April 10, 2012 / 9:00 PM / 7 years ago

CANADA STOCKS-TSX hits 2012 low as growth fears sting

* TSX ends down 83.21 points, 0.7 percent, at 11,935.29
    * Hits lowest since Dec. 30, negative ground for 2012

    By Claire Sibonney	
    TORONTO, April 10 (Reuters) - Toronto's main stock index
tumbled on Tuesday to its lowest level in 2012 and turned
negative for the year on a resurgence of fears about slowing
global growth, pressuring investors to exit riskier assets. 	

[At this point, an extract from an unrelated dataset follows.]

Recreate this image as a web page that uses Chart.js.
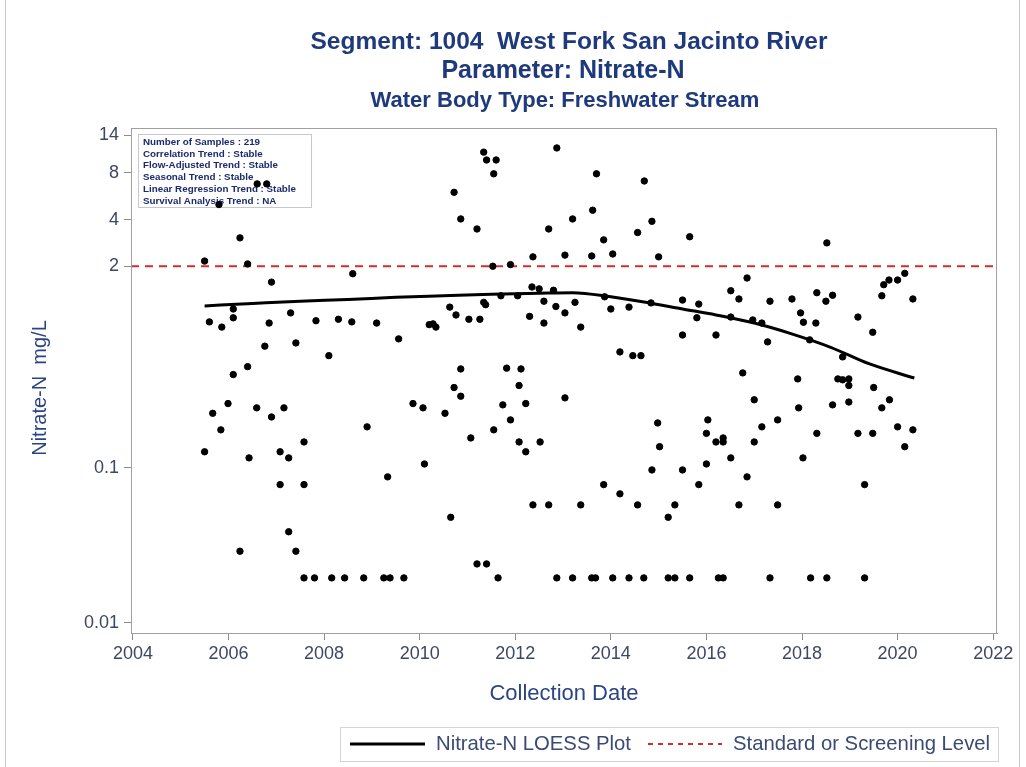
<!DOCTYPE html>
<html>
<head>
<meta charset="utf-8">
<title>Nitrate-N - Segment 1004</title>
<script src="https://cdn.jsdelivr.net/npm/chart.js@4.4.0/dist/chart.umd.min.js"></script>
<style>
  html, body { margin: 0; padding: 0; background: #fff; }
  #wrap { position: relative; width: 1026px; height: 767px; }
</style>
</head>
<body>
<div id="wrap"><canvas id="chart" width="1026" height="767"></canvas></div>
<script>
// sample dates as decimal years, values in mg/L
const sampleDates = [
  2006.24, 2005.50, 2006.40, 2006.90, 2008.60, 2006.60, 2006.80, 2005.80, 2006.10, 2005.60,
  2005.86, 2006.10, 2006.85, 2007.30, 2007.83, 2008.30, 2008.58, 2009.10, 2010.20, 2006.76,
  2007.41, 2008.10, 2009.56, 2006.10, 2006.40,
  2005.99, 2005.67, 2006.59, 2006.90, 2007.16, 2005.84, 2008.90, 2009.86, 2010.07, 2005.50,
  2006.43, 2007.08, 2007.26, 2007.58, 2010.10, 2009.33, 2007.08, 2007.58, 2007.26, 2006.24,
  2007.41, 2007.58, 2007.80, 2008.16, 2008.43, 2008.83, 2009.25, 2009.38, 2009.67,
  2011.34, 2011.40, 2011.60, 2011.55, 2012.87, 2010.72, 2010.86, 2011.20, 2012.70, 2013.20,
  2013.62, 2013.70, 2014.70, 2013.85, 2014.56, 2014.86, 2015.65, 2012.37, 2013.04, 2013.60,
  2014.04, 2015.00, 2011.53, 2011.90, 2012.35, 2012.50, 2012.80, 2011.70, 2012.05, 2010.63,
  2011.34, 2011.38, 2010.76, 2011.03, 2011.26, 2012.60, 2012.85, 2013.25, 2013.87, 2014.00,
  2014.38, 2014.84, 2015.50, 2015.84, 2015.80, 2012.30, 2012.60, 2013.04, 2013.37, 2010.28,
  2010.34, 2015.50, 2016.20, 2014.19, 2014.46, 2014.63, 2010.86, 2011.82, 2012.12, 2010.72,
  2012.08,
  2010.86, 2010.53, 2011.74, 2012.22, 2011.90, 2011.55, 2011.07, 2012.08, 2012.52, 2012.22,
  2013.04, 2010.65, 2011.20, 2011.40, 2011.64, 2012.37, 2012.70, 2013.37, 2013.85, 2014.19,
  2014.56, 2014.98, 2015.02, 2014.86, 2015.50, 2015.84, 2016.03, 2016.00, 2016.20, 2016.00,
  2015.34, 2015.20, 2012.87, 2013.20, 2013.60, 2013.68, 2014.04, 2014.38, 2014.69, 2015.20,
  2015.34, 2015.65, 2016.25,
  2018.52, 2016.85, 2016.51, 2016.68, 2017.33, 2017.79, 2018.31, 2018.50, 2018.64, 2019.67,
  2019.71, 2019.82, 2020.00, 2020.15, 2020.32, 2017.97, 2018.03, 2018.29, 2016.97, 2017.16,
  2016.51, 2019.17, 2017.28, 2019.48, 2018.16, 2018.85, 2016.76, 2017.91, 2018.75, 2018.85,
  2018.98, 2018.98, 2019.50,
  2017.00, 2017.93, 2018.64, 2018.98, 2019.67, 2019.83, 2017.49, 2017.16, 2016.35, 2016.35,
  2017.00, 2018.31, 2019.17, 2019.48, 2020.00, 2020.32, 2020.15, 2016.51, 2018.02, 2016.85,
  2019.31, 2016.68, 2017.49, 2016.35, 2017.33, 2018.18, 2018.52, 2019.31
];
const nitrateValues = [
  3.05, 2.16, 2.07, 1.58, 1.79, 6.8, 6.8, 5.0, 1.06, 0.875,
  0.81, 0.93, 0.86, 1.0, 0.89, 0.91, 0.875, 0.86, 0.84, 0.61,
  0.64, 0.53, 0.68, 0.40, 0.45,
  0.26, 0.225, 0.244, 0.213, 0.244, 0.176, 0.184, 0.26, 0.244, 0.127,
  0.116, 0.127, 0.116, 0.147, 0.106, 0.0875, 0.078, 0.078, 0.0387, 0.029,
  0.029, 0.0195, 0.0195, 0.0195, 0.0195, 0.0195, 0.0195, 0.0195, 0.0195,
  10.9, 9.7, 9.7, 7.9, 11.6, 6.0, 4.04, 3.48, 3.48, 4.04,
  4.6, 7.9, 7.1, 2.96, 3.3, 3.9, 3.1, 2.3, 2.36, 2.33,
  2.4, 2.3, 2.0, 2.05, 1.47, 1.43, 1.4, 1.29, 1.29, 1.09,
  1.17, 1.13, 0.97, 0.91, 0.91, 1.19, 1.1, 1.17, 1.27, 1.06,
  1.09, 1.16, 1.21, 1.14, 0.93, 0.95, 0.86, 1.0, 0.81, 0.85,
  0.81, 0.72, 0.72, 0.56, 0.53, 0.53, 0.435, 0.44, 0.435, 0.33,
  0.34,
  0.29, 0.225, 0.255, 0.26, 0.204, 0.176, 0.156, 0.147, 0.147, 0.127,
  0.283, 0.048, 0.024, 0.024, 0.0195, 0.0577, 0.0577, 0.0577, 0.078, 0.068,
  0.0577, 0.195, 0.137, 0.097, 0.097, 0.078, 0.204, 0.167, 0.147, 0.106,
  0.0577, 0.048, 0.0195, 0.0195, 0.0195, 0.0195, 0.0195, 0.0195, 0.0195, 0.0195,
  0.0195, 0.0195, 0.0195,
  2.83, 1.68, 1.39, 1.23, 1.19, 1.23, 1.35, 1.19, 1.3, 1.29,
  1.52, 1.63, 1.63, 1.8, 1.23, 1.0, 0.87, 0.86, 0.9, 0.86,
  0.94, 0.94, 0.65, 0.75, 0.67, 0.52, 0.41, 0.375, 0.375, 0.37,
  0.375, 0.34, 0.33,
  0.275, 0.244, 0.255, 0.266, 0.244, 0.275, 0.204, 0.184, 0.156, 0.147,
  0.147, 0.167, 0.167, 0.167, 0.184, 0.176, 0.137, 0.116, 0.116, 0.0875,
  0.078, 0.0577, 0.0577, 0.0195, 0.0195, 0.0195, 0.0195, 0.0195
];

// LOESS smooth
const loessYears  = [2005.5, 2006.5, 2007.5, 2008.5, 2009.5, 2010.5, 2011.5, 2012.5, 2013.2, 2014.0, 2014.8, 2015.5, 2016.2, 2017.0, 2017.8, 2018.6, 2019.4, 2020.35];
const loessValues = [1.11, 1.15, 1.19, 1.22, 1.26, 1.29, 1.32, 1.34, 1.35, 1.27, 1.16, 1.06, 0.97, 0.86, 0.73, 0.60, 0.47, 0.38];

const screeningLevel = 2;

const xMin = 2003.96, xMax = 2022.08;
const xTicks = [2004, 2006, 2008, 2010, 2012, 2014, 2016, 2018, 2020, 2022];
const yMin = 0.0086, yMax = 15.6;
const yTicks = [0.01, 0.1, 2, 4, 8, 14];

const infoLines = [
  'Number of Samples : 219',
  'Correlation Trend : Stable',
  'Flow-Adjusted Trend : Stable',
  'Seasonal Trend : Stable',
  'Linear Regression Trend : Stable',
  'Survival Analysis Trend : NA'
];

const FONT = '"Liberation Sans", Arial, sans-serif';
const navy = '#1f3a7c';
const labelBlue = '#2b4584';

const points = sampleDates.map((d, i) => ({ x: d, y: nitrateValues[i] }));
const loess = loessYears.map((d, i) => ({ x: d, y: loessValues[i] }));
const standard = [{ x: xMin, y: screeningLevel }, { x: xMax, y: screeningLevel }];

const decor = {
  id: 'decor',
  beforeDraw(chart) {
    const ctx = chart.ctx;
    ctx.save();
    ctx.fillStyle = '#fff';
    ctx.fillRect(0, 0, chart.width, chart.height);
    ctx.strokeStyle = '#c9c9c9';
    ctx.lineWidth = 1;
    ctx.strokeRect(5.5, -2, 1014, 771);
    ctx.restore();
  },
  beforeDatasetsDraw(chart) {
    const ctx = chart.ctx;
    ctx.save();
    // stats box
    ctx.strokeStyle = '#c4c8d4';
    ctx.lineWidth = 1;
    ctx.strokeRect(138.5, 134.5, 173, 73);
    ctx.fillStyle = '#1c2a6e';
    ctx.font = 'bold 9.8px ' + FONT;
    ctx.textBaseline = 'middle';
    infoLines.forEach((t, i) => ctx.fillText(t, 143, 142 + i * 11.8));
    ctx.restore();
  },
  afterDraw(chart) {
    const ctx = chart.ctx;
    const a = chart.chartArea;
    ctx.save();
    // plot frame
    ctx.strokeStyle = '#a0a0a0';
    ctx.lineWidth = 1;
    ctx.strokeRect(a.left + 0.5, a.top + 0.5, a.right - a.left - 1, a.bottom - a.top);

    // titles
    ctx.fillStyle = navy;
    ctx.textAlign = 'center';
    ctx.textBaseline = 'middle';
    ctx.font = 'bold 24.5px ' + FONT;
    ctx.fillText('Segment: 1004  West Fork San Jacinto River', 569, 42);
    ctx.font = 'bold 25px ' + FONT;
    ctx.fillText('Parameter: Nitrate-N', 563, 71);
    ctx.font = 'bold 22px ' + FONT;
    ctx.fillText('Water Body Type: Freshwater Stream', 565, 101);

    // y axis title
    ctx.save();
    ctx.translate(40, 388);
    ctx.rotate(-Math.PI / 2);
    ctx.fillStyle = labelBlue;
    ctx.font = '20px ' + FONT;
    ctx.fillText('Nitrate-N  mg/L', 0, 0);
    ctx.restore();

    // legend
    ctx.strokeStyle = '#d4d4d4';
    ctx.lineWidth = 1;
    ctx.strokeRect(340.5, 727.5, 658, 34);
    ctx.strokeStyle = '#000';
    ctx.lineWidth = 3;
    ctx.beginPath(); ctx.moveTo(350, 744); ctx.lineTo(425, 744); ctx.stroke();
    ctx.strokeStyle = '#d22d2d';
    ctx.lineWidth = 2;
    ctx.setLineDash([5, 5]);
    ctx.beginPath(); ctx.moveTo(648, 744); ctx.lineTo(722, 744); ctx.stroke();
    ctx.setLineDash([]);
    ctx.fillStyle = '#3a4a72';
    ctx.font = '20.3px ' + FONT;
    ctx.textAlign = 'left';
    ctx.fillText('Nitrate-N LOESS Plot', 436, 744);
    ctx.fillText('Standard or Screening Level', 733, 744);
    ctx.restore();
  }
};

new Chart(document.getElementById('chart'), {
  data: {
    datasets: [
      {
        type: 'scatter',
        label: 'Nitrate-N',
        data: points,
        backgroundColor: '#000',
        borderColor: '#000',
        pointRadius: 3.2,
        pointHoverRadius: 3.2,
        order: 0
      },
      {
        type: 'line',
        label: 'Nitrate-N LOESS Plot',
        data: loess,
        borderColor: '#000',
        borderWidth: 3,
        pointRadius: 0,
        cubicInterpolationMode: 'monotone',
        fill: false,
        order: 1
      },
      {
        type: 'line',
        label: 'Standard or Screening Level',
        data: standard,
        borderColor: '#d22d2d',
        borderWidth: 2,
        borderDash: [8, 6],
        pointRadius: 0,
        fill: false,
        order: 2
      }
    ]
  },
  options: {
    responsive: false,
    animation: false,
    devicePixelRatio: 1,
    layout: { padding: { left: 0, top: 128, right: 29, bottom: 57 } },
    plugins: {
      legend: { display: false },
      tooltip: { enabled: false }
    },
    scales: {
      x: {
        type: 'linear',
        min: xMin,
        max: xMax,
        afterBuildTicks: s => { s.ticks = xTicks.map(v => ({ value: v })); },
        afterFit: s => { s.height = 77; },
        ticks: {
          color: '#3d4766',
          font: { family: FONT, size: 18 },
          padding: 3,
          maxRotation: 0,
          callback: v => String(v)
        },
        grid: { drawOnChartArea: false, drawTicks: true, tickLength: 7, color: '#8c8c8c' },
        border: { display: true, color: '#a0a0a0' },
        title: {
          display: true,
          text: 'Collection Date',
          color: labelBlue,
          font: { family: FONT, size: 22 },
          padding: { top: 0, bottom: 3 }
        }
      },
      y: {
        type: 'logarithmic',
        min: yMin,
        max: yMax,
        afterBuildTicks: s => { s.ticks = yTicks.map(v => ({ value: v })); },
        afterFit: s => { s.width = 131; },
        ticks: {
          color: '#3d4766',
          font: { family: FONT, size: 18 },
          padding: 5,
          callback: v => String(v)
        },
        grid: { drawOnChartArea: false, drawTicks: true, tickLength: 7, color: '#8c8c8c' },
        border: { display: true, color: '#a0a0a0' },
        title: { display: false }
      }
    }
  },
  plugins: [decor]
});
</script>
</body>
</html>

    Among the most influential decliners, Suncor Energy 
fell 2.1 percent to C$29.68, Royal Bank of Canada lost
1.1 percent to C$55.95 and Bank of Nova Scotia slipped
1.2 percent to C$54.38.	
    Signs of a cooling U.S. recovery after Friday's release of
disappointing data on jobs creation in March and the euro zone's
festering debt crisis fueled a view of tepid global growth,
stoking safety bids for gold as well as U.S. and German
government debt. 	
    Meanwhile, data showed Chinese imports undershot
expectations, growing 5.3 percent on the year in March -
consistent with other data suggesting soggy domestic demand in
the first quarter of the year. 	
    "That's the perfect troika ... growth concerns in Europe,
the U.S. and China as well. The China fact has been lingering
for a while, it certainly has had an impact on commodity prices
here," said Elvis Picardo, strategist and vice-president of
research at Global Securities in Vancouver. 	

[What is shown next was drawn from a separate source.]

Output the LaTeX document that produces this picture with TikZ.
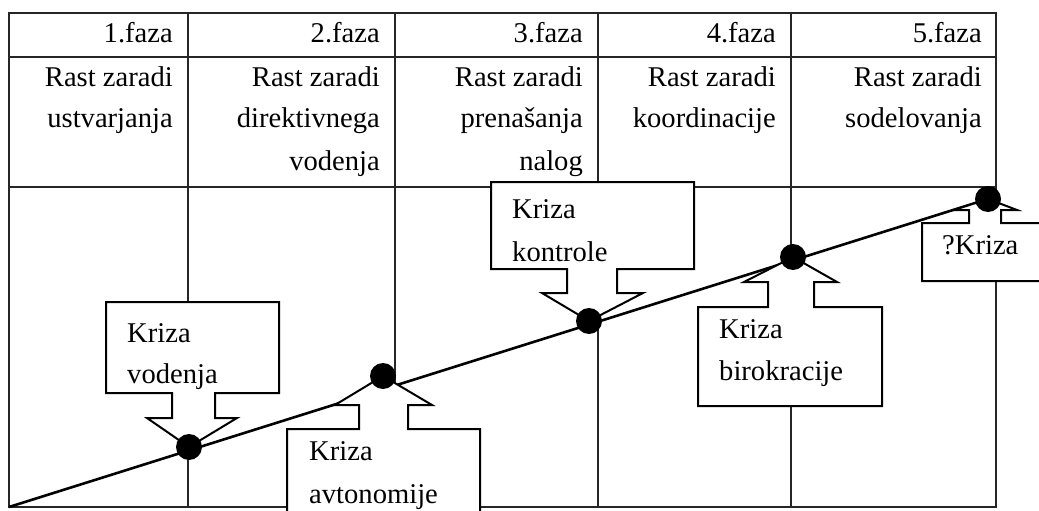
\documentclass[tikz,border=0pt]{standalone}
\usepackage{fontspec}
\setmainfont{Liberation Serif}
\begin{document}
\begin{tikzpicture}[x=1pt,y=-1pt,
  tbl/.style={line width=1.4pt, black!85},
  callout/.style={draw, fill=white, line width=2pt, line join=miter},
  mainline/.style={line width=2.6pt},
  blob/.style={fill=black},
  txt/.style={inner sep=0pt, font=\fontsize{28.6}{33}\selectfont}]
\useasboundingbox (0,0) rectangle (1039,511);
\clip (0,0) rectangle (1039,511);
% table
\draw[tbl] (9,13) rectangle (996,507);
\draw[tbl] (9,57) -- (996,57);
\draw[tbl] (9,187) -- (996,187);
\foreach \x in {188,395,598,791} \draw[tbl] (\x,13) -- (\x,507);
% header texts
\node[txt, anchor=base east] (h1) at (173,43) {1.faza};
\node[txt, anchor=base east] (h2) at (380,43) {2.faza};
\node[txt, anchor=base east] (h3) at (583,43) {3.faza};
\node[txt, anchor=base east] (h4) at (776,43) {4.faza};
\node[txt, anchor=base east] (h5) at (982,43) {5.faza};
\node[txt, anchor=base east] (a1) at (173,86) {Rast zaradi};
\node[txt, anchor=base east] (a2) at (173,128) {ustvarjanja};
\node[txt, anchor=base east] (b1) at (380,86) {Rast zaradi};
\node[txt, anchor=base east] (b2) at (380,128) {direktivnega};
\node[txt, anchor=base east] (b3) at (380,170) {vodenja};
\node[txt, anchor=base east] (c1) at (583,86) {Rast zaradi};
\node[txt, anchor=base east] (c2) at (583,128) {prenašanja};
\node[txt, anchor=base east] (c3) at (583,170) {nalog};
\node[txt, anchor=base east] (e1) at (776,86) {Rast zaradi};
\node[txt, anchor=base east] (e2) at (776,128) {koordinacije};
\node[txt, anchor=base east] (f1) at (982,86) {Rast zaradi};
\node[txt, anchor=base east] (f2) at (982,128) {sodelovanja};
% main line
\coordinate (start) at (9,507);
\coordinate (d1) at (189,447);
\coordinate (d2) at (383,376);
\coordinate (d3) at (589,321);
\coordinate (d4) at (793,257);
\coordinate (d5) at (988,199);
\draw[mainline] (start) -- (d5);
% callouts
\draw[callout] (106,302) -- (279,302) -- (279,393) -- (215,393) -- (215,418) -- (237,418)
  -- (d1) -- (147,418) -- (172,418) -- (172,393) -- (106,393) -- cycle;
\draw[callout] (287,429) -- (359,429) -- (359,405) -- (335,405) -- (d2) -- (432,405)
  -- (408,405) -- (408,429) -- (480,429) -- (480,540) -- (287,540) -- cycle;
\draw[callout] (491,182) -- (694,182) -- (694,269) -- (617,269) -- (617,293) -- (643,293)
  -- (d3) -- (542,293) -- (567,293) -- (567,269) -- (491,269) -- cycle;
\draw[callout] (698,307) -- (768,307) -- (768,282) -- (744,282) -- (d4) -- (837,282)
  -- (814,282) -- (814,307) -- (882,307) -- (882,406) -- (698,406) -- cycle;
\draw[callout] (922,223) -- (969,223) -- (969,210) -- (954,210) -- (d5) -- (1017,210)
  -- (1001,210) -- (1001,223) -- (1060,223) -- (1060,281) -- (922,281) -- cycle;
% dots
\foreach \d in {d1,d2,d3,d4,d5} \fill[blob] (\d) circle (13pt);
% callout texts
\node[txt, anchor=base west] (k1a) at (127,342) {Kriza};
\node[txt, anchor=base west] (k1b) at (127,383) {vodenja};
\node[txt, anchor=base west] (k2a) at (309,460) {Kriza};
\node[txt, anchor=base west] (k2b) at (309,503) {avtonomije};
\node[txt, anchor=base west] (k3a) at (512,218) {Kriza};
\node[txt, anchor=base west] (k3b) at (512,261) {kontrole};
\node[txt, anchor=base west] (k4a) at (719,338) {Kriza};
\node[txt, anchor=base west] (k4b) at (719,380) {birokracije};
\node[txt, anchor=base west] (k5a) at (942,254) {?Kriza};
\end{tikzpicture}
\end{document}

    "Investors are also taking their cue from what happened in
the last couple years. The month of May sparked significant
selloffs in both 2010 and 2011, so it does feel like investors
are trying to jump the gun."	
    The Toronto Stock Exchange's S&P/TSX composite index
 ended down 83.21 points, or 0.69 percent, at
11,935.29, bringing the index into negative territory, off 0.2
percent, year to date. Earlier, the TSX hit a trough of
11,868.97, its weakest level since Dec. 30.	

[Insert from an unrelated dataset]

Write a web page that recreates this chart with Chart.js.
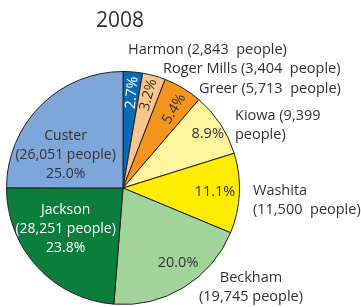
<!DOCTYPE html>
<html>
<head>
<meta charset="utf-8">
<script src="https://cdn.jsdelivr.net/npm/chart.js@4"></script>
<style>
  html, body { margin: 0; padding: 0; background: #fff; }
  #wrap { width: 361px; height: 307px; }
</style>
</head>
<body>
<div id="wrap"><canvas id="pie"></canvas></div>
<script>
const year = "2008";
const counties = ["Harmon", "Roger Mills", "Greer", "Kiowa", "Washita", "Beckham", "Jackson", "Custer"];
const people = ["2,843", "3,404", "5,713", "9,399", "11,500", "19,745", "28,251", "26,051"];
const shares = [2.7, 3.2, 5.4, 8.9, 11.1, 20.0, 23.8, 25.0];
const colors = ["#0a6bb5", "#fcc58a", "#f7941e", "#fff59e", "#ffec00", "#a2d39b", "#0b7e3e", "#7ea6d9"];

const FONT = '"Open Sans", sans-serif';
const DARK = "#333333";

// how each slice gets labelled: pct inside (rotated / flat / block), plus optional outside text
const labelStyle = [
    { pct: "rot", r: 0.82, shift: [1, 0], color: "#ffffff", out: [["Harmon (2,843  people)"], 5, -138, "left"] },
    { pct: "rot", r: 0.82, shift: [0, -1], color: DARK, out: [["Roger Mills (3,404  people)"], 40, -119, "left"] },
    { pct: "rot", r: 0.82, shift: [2, 3], color: DARK, out: [["Greer (5,713  people)"], 76, -99, "left"] },
    { pct: "flat", r: 0.86, shift: [1, 1], color: DARK, out: [["Kiowa (9,399", "people)"], 112, -72, "left"] },
    { pct: "flat", r: 0.79, shift: [0, 0], color: DARK, out: [["Washita", "(11,500  people)"], 130, 3, "left"] },
    { pct: "flat", r: 0.79, shift: [7, -4], color: DARK, out: [["Beckham", "(19,745 people)"], 128, 90, "center"] },
    { pct: "block", r: 0.60, shift: [-6, -6], color: "#ffffff" },
    { pct: "block", r: 0.60, shift: [-8, 16], color: DARK }
];

const labelPlugin = {
    id: "labels",
    afterDatasetsDraw(chart) {
        const ctx = chart.ctx;
        const arcs = chart.getDatasetMeta(0).data;
        const cx = arcs[0].x, cy = arcs[0].y, R = arcs[0].outerRadius;

        ctx.save();
        ctx.textBaseline = "middle";

        // title
        ctx.fillStyle = DARK;
        ctx.font = "21px " + FONT;
        ctx.textAlign = "center";
        ctx.fillText(year, cx - 3, cy - 167);

        arcs.forEach((arc, i) => {
            const st = labelStyle[i];
            const mid = (arc.startAngle + arc.endAngle) / 2;
            const x = cx + Math.cos(mid) * R * st.r + st.shift[0];
            const y = cy + Math.sin(mid) * R * st.r + st.shift[1];
            const pct = shares[i].toFixed(1) + "%";
            ctx.font = "14.5px " + FONT;
            ctx.fillStyle = st.color;
            ctx.textAlign = "center";
            if (st.pct === "rot") {
                ctx.save();
                ctx.translate(x, y);
                ctx.rotate(mid);
                ctx.fillText(pct, 0, 0);
                ctx.restore();
            } else if (st.pct === "flat") {
                ctx.fillText(pct, x, y);
            } else {
                ctx.font = "14px " + FONT;
                const lines = [counties[i], "(" + people[i] + " people)", pct];
                lines.forEach((t, k) => ctx.fillText(t, x, y + (k - 1) * 19));
            }
            if (st.out) {
                const [lines, dx, dy, align] = st.out;
                ctx.font = "14.5px " + FONT;
                ctx.fillStyle = DARK;
                ctx.textAlign = align;
                lines.forEach((t, k) => ctx.fillText(t, cx + dx, cy + dy + k * 19));
            }
        });
        ctx.restore();
    }
};

new Chart(document.getElementById("pie"), {
    type: "pie",
    data: {
        labels: counties,
        datasets: [{
            data: shares,
            backgroundColor: colors,
            borderColor: "#222222",
            borderWidth: 1
        }]
    },
    options: {
        responsive: true,
        maintainAspectRatio: false,
        animation: false,
        layout: { padding: { left: 6, top: 71, right: 121, bottom: 2 } },
        plugins: { legend: { display: false }, tooltip: { enabled: false } }
    },
    plugins: [labelPlugin]
});
</script>
</body>
</html>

    "There's this sneaky feeling that perhaps in March the
markets were too optimistic in their assessment of the U.S.
economic recovery and the nonfarm payrolls on Friday kind of
knocked that down and now we're trying to re-establish some sort
of a footing," said Carlos Leitao, chief economist at Laurentian
Bank Securities. 	
    Industrial issues also weighed, as shares of Canadian
National Railway and Canadian Pacific Railway 
fell 2.1 percent and 1.9 percent, respectively, after the latest
industry data indicated a slight North American rail traffic
decline on the back of weakness in coal and agricultural product
    Investors were also expected to take their cue from the
start of earnings season south of the border. Dow component
Alcoa Inc climbed 5.4 percent to $9.82 in extended
trading after the aluminum maker reported its quarterly results.
    Among the bright spots on the index were gold miners, up 2.1
percent, as bullion prices climbed, with the sharp losses in
equities triggering safe-haven buying. 	
    Barrick Gold Corp rose 2.2 percent to C$41.71 and
Goldcorp Inc added 1.8 percent to C$41.65.	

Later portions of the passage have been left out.